__INFORMATION SUPPLIED__:
....
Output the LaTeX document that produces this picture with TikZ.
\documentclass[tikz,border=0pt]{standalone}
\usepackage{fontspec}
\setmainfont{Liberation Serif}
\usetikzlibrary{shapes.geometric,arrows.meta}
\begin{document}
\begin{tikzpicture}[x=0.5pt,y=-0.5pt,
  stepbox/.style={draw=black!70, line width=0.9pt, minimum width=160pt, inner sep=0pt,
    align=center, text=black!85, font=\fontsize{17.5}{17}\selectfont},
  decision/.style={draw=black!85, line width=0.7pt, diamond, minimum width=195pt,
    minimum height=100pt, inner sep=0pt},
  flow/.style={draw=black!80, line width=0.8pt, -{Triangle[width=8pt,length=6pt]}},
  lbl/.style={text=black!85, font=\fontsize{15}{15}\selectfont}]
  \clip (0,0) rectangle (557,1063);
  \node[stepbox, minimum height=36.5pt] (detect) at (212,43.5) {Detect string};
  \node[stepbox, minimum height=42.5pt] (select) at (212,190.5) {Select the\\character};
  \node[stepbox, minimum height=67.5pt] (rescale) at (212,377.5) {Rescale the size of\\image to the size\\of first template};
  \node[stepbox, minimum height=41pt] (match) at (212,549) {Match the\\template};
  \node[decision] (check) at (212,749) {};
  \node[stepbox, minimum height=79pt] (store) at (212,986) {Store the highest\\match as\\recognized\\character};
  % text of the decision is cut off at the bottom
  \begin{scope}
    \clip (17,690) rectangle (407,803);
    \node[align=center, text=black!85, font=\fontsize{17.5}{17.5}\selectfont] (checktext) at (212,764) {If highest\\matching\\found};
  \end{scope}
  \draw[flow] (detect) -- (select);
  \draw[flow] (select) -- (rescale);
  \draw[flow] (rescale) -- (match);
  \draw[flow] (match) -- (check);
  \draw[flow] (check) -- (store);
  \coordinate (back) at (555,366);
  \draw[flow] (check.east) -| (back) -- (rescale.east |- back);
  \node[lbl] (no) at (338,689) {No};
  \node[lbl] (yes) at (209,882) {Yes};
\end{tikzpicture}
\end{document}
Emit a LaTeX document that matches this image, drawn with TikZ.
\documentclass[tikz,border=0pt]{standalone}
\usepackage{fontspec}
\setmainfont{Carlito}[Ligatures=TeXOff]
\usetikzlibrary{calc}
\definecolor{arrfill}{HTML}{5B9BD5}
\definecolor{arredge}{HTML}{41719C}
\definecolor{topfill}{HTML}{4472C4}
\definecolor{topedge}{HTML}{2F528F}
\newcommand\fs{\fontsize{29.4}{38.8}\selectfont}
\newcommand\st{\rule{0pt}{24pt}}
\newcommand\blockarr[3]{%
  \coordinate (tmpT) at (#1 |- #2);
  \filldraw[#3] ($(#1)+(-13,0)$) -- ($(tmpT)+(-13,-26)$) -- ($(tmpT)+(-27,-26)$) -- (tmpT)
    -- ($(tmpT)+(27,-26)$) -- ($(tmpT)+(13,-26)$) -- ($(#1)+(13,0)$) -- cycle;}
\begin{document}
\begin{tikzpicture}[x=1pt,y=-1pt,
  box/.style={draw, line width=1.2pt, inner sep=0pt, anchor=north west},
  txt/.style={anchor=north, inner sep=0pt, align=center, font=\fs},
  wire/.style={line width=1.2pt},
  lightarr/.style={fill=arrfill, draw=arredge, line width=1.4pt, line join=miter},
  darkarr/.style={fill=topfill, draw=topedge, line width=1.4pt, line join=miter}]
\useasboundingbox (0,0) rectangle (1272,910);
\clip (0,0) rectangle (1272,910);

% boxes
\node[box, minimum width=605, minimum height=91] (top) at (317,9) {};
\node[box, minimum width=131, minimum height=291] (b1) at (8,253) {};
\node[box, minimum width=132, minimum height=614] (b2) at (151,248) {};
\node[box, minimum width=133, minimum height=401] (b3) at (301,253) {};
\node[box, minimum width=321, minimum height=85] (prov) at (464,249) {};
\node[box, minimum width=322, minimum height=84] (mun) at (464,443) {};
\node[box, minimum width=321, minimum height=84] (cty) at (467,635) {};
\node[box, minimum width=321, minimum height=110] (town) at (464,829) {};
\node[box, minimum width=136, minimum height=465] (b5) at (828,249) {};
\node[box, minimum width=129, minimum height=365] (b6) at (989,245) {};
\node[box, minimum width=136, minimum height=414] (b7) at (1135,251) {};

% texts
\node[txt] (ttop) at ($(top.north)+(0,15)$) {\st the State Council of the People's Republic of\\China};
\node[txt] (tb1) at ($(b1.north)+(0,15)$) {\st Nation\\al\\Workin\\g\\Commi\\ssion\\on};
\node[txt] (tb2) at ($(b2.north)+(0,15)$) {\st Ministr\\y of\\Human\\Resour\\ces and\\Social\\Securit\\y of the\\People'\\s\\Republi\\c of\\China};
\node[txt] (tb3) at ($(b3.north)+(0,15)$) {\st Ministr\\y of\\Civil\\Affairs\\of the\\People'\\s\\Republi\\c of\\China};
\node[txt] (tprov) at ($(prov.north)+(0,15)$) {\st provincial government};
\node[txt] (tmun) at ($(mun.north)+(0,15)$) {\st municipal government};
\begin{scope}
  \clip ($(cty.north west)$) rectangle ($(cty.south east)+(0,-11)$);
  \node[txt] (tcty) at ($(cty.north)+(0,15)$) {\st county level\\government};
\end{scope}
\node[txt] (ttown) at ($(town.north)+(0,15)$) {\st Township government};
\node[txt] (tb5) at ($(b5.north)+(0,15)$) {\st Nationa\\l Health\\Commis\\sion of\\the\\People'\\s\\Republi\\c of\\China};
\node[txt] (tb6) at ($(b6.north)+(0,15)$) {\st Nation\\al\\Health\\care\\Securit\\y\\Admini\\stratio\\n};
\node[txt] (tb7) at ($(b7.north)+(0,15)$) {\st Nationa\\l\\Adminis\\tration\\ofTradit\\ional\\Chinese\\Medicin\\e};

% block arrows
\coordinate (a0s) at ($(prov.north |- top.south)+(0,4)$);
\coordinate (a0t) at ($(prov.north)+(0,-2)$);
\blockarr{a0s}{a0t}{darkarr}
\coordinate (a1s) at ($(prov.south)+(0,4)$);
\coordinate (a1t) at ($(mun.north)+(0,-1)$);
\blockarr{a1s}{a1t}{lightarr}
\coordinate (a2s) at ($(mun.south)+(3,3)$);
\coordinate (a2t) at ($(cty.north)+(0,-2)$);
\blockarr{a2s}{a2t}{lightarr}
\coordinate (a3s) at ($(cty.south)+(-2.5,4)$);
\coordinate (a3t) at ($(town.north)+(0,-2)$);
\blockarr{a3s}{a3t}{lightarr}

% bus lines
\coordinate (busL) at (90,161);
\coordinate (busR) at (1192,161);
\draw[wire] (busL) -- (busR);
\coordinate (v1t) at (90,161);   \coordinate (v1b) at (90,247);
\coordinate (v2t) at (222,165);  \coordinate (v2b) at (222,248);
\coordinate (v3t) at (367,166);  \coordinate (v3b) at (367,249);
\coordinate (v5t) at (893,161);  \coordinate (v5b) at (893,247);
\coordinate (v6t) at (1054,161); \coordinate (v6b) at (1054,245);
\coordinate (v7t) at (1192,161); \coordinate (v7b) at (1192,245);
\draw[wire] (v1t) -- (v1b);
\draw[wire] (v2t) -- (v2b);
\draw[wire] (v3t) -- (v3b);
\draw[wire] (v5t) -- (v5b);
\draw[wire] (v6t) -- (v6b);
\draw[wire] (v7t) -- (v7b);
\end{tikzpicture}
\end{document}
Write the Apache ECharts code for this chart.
....
__REQUIRED WORK__: Each record above should be repeated exactly as it appears.

__ANSWER FOR THIS EXERCISE__:
Output the LaTeX document that produces this picture with TikZ.
\documentclass[tikz,border=0pt]{standalone}
\usepackage{fontspec}
\setmainfont{Liberation Serif}
\usetikzlibrary{shapes.geometric,arrows.meta}
\begin{document}
\begin{tikzpicture}[x=0.5pt,y=-0.5pt,
  stepbox/.style={draw=black!70, line width=0.9pt, minimum width=160pt, inner sep=0pt,
    align=center, text=black!85, font=\fontsize{17.5}{17}\selectfont},
  decision/.style={draw=black!85, line width=0.7pt, diamond, minimum width=195pt,
    minimum height=100pt, inner sep=0pt},
  flow/.style={draw=black!80, line width=0.8pt, -{Triangle[width=8pt,length=6pt]}},
  lbl/.style={text=black!85, font=\fontsize{15}{15}\selectfont}]
  \clip (0,0) rectangle (557,1063);
  \node[stepbox, minimum height=36.5pt] (detect) at (212,43.5) {Detect string};
  \node[stepbox, minimum height=42.5pt] (select) at (212,190.5) {Select the\\character};
  \node[stepbox, minimum height=67.5pt] (rescale) at (212,377.5) {Rescale the size of\\image to the size\\of first template};
  \node[stepbox, minimum height=41pt] (match) at (212,549) {Match the\\template};
  \node[decision] (check) at (212,749) {};
  \node[stepbox, minimum height=79pt] (store) at (212,986) {Store the highest\\match as\\recognized\\character};
  % text of the decision is cut off at the bottom
  \begin{scope}
    \clip (17,690) rectangle (407,803);
    \node[align=center, text=black!85, font=\fontsize{17.5}{17.5}\selectfont] (checktext) at (212,764) {If highest\\matching\\found};
  \end{scope}
  \draw[flow] (detect) -- (select);
  \draw[flow] (select) -- (rescale);
  \draw[flow] (rescale) -- (match);
  \draw[flow] (match) -- (check);
  \draw[flow] (check) -- (store);
  \coordinate (back) at (555,366);
  \draw[flow] (check.east) -| (back) -- (rescale.east |- back);
  \node[lbl] (no) at (338,689) {No};
  \node[lbl] (yes) at (209,882) {Yes};
\end{tikzpicture}
\end{document}
Emit a LaTeX document that matches this image, drawn with TikZ.
\documentclass[tikz,border=0pt]{standalone}
\usepackage{fontspec}
\setmainfont{Carlito}[Ligatures=TeXOff]
\usetikzlibrary{calc}
\definecolor{arrfill}{HTML}{5B9BD5}
\definecolor{arredge}{HTML}{41719C}
\definecolor{topfill}{HTML}{4472C4}
\definecolor{topedge}{HTML}{2F528F}
\newcommand\fs{\fontsize{29.4}{38.8}\selectfont}
\newcommand\st{\rule{0pt}{24pt}}
\newcommand\blockarr[3]{%
  \coordinate (tmpT) at (#1 |- #2);
  \filldraw[#3] ($(#1)+(-13,0)$) -- ($(tmpT)+(-13,-26)$) -- ($(tmpT)+(-27,-26)$) -- (tmpT)
    -- ($(tmpT)+(27,-26)$) -- ($(tmpT)+(13,-26)$) -- ($(#1)+(13,0)$) -- cycle;}
\begin{document}
\begin{tikzpicture}[x=1pt,y=-1pt,
  box/.style={draw, line width=1.2pt, inner sep=0pt, anchor=north west},
  txt/.style={anchor=north, inner sep=0pt, align=center, font=\fs},
  wire/.style={line width=1.2pt},
  lightarr/.style={fill=arrfill, draw=arredge, line width=1.4pt, line join=miter},
  darkarr/.style={fill=topfill, draw=topedge, line width=1.4pt, line join=miter}]
\useasboundingbox (0,0) rectangle (1272,910);
\clip (0,0) rectangle (1272,910);

% boxes
\node[box, minimum width=605, minimum height=91] (top) at (317,9) {};
\node[box, minimum width=131, minimum height=291] (b1) at (8,253) {};
\node[box, minimum width=132, minimum height=614] (b2) at (151,248) {};
\node[box, minimum width=133, minimum height=401] (b3) at (301,253) {};
\node[box, minimum width=321, minimum height=85] (prov) at (464,249) {};
\node[box, minimum width=322, minimum height=84] (mun) at (464,443) {};
\node[box, minimum width=321, minimum height=84] (cty) at (467,635) {};
\node[box, minimum width=321, minimum height=110] (town) at (464,829) {};
\node[box, minimum width=136, minimum height=465] (b5) at (828,249) {};
\node[box, minimum width=129, minimum height=365] (b6) at (989,245) {};
\node[box, minimum width=136, minimum height=414] (b7) at (1135,251) {};

% texts
\node[txt] (ttop) at ($(top.north)+(0,15)$) {\st the State Council of the People's Republic of\\China};
\node[txt] (tb1) at ($(b1.north)+(0,15)$) {\st Nation\\al\\Workin\\g\\Commi\\ssion\\on};
\node[txt] (tb2) at ($(b2.north)+(0,15)$) {\st Ministr\\y of\\Human\\Resour\\ces and\\Social\\Securit\\y of the\\People'\\s\\Republi\\c of\\China};
\node[txt] (tb3) at ($(b3.north)+(0,15)$) {\st Ministr\\y of\\Civil\\Affairs\\of the\\People'\\s\\Republi\\c of\\China};
\node[txt] (tprov) at ($(prov.north)+(0,15)$) {\st provincial government};
\node[txt] (tmun) at ($(mun.north)+(0,15)$) {\st municipal government};
\begin{scope}
  \clip ($(cty.north west)$) rectangle ($(cty.south east)+(0,-11)$);
  \node[txt] (tcty) at ($(cty.north)+(0,15)$) {\st county level\\government};
\end{scope}
\node[txt] (ttown) at ($(town.north)+(0,15)$) {\st Township government};
\node[txt] (tb5) at ($(b5.north)+(0,15)$) {\st Nationa\\l Health\\Commis\\sion of\\the\\People'\\s\\Republi\\c of\\China};
\node[txt] (tb6) at ($(b6.north)+(0,15)$) {\st Nation\\al\\Health\\care\\Securit\\y\\Admini\\stratio\\n};
\node[txt] (tb7) at ($(b7.north)+(0,15)$) {\st Nationa\\l\\Adminis\\tration\\ofTradit\\ional\\Chinese\\Medicin\\e};

% block arrows
\coordinate (a0s) at ($(prov.north |- top.south)+(0,4)$);
\coordinate (a0t) at ($(prov.north)+(0,-2)$);
\blockarr{a0s}{a0t}{darkarr}
\coordinate (a1s) at ($(prov.south)+(0,4)$);
\coordinate (a1t) at ($(mun.north)+(0,-1)$);
\blockarr{a1s}{a1t}{lightarr}
\coordinate (a2s) at ($(mun.south)+(3,3)$);
\coordinate (a2t) at ($(cty.north)+(0,-2)$);
\blockarr{a2s}{a2t}{lightarr}
\coordinate (a3s) at ($(cty.south)+(-2.5,4)$);
\coordinate (a3t) at ($(town.north)+(0,-2)$);
\blockarr{a3s}{a3t}{lightarr}

% bus lines
\coordinate (busL) at (90,161);
\coordinate (busR) at (1192,161);
\draw[wire] (busL) -- (busR);
\coordinate (v1t) at (90,161);   \coordinate (v1b) at (90,247);
\coordinate (v2t) at (222,165);  \coordinate (v2b) at (222,248);
\coordinate (v3t) at (367,166);  \coordinate (v3b) at (367,249);
\coordinate (v5t) at (893,161);  \coordinate (v5b) at (893,247);
\coordinate (v6t) at (1054,161); \coordinate (v6b) at (1054,245);
\coordinate (v7t) at (1192,161); \coordinate (v7b) at (1192,245);
\draw[wire] (v1t) -- (v1b);
\draw[wire] (v2t) -- (v2b);
\draw[wire] (v3t) -- (v3b);
\draw[wire] (v5t) -- (v5b);
\draw[wire] (v6t) -- (v6b);
\draw[wire] (v7t) -- (v7b);
\end{tikzpicture}
\end{document}
Write the Apache ECharts code for this chart.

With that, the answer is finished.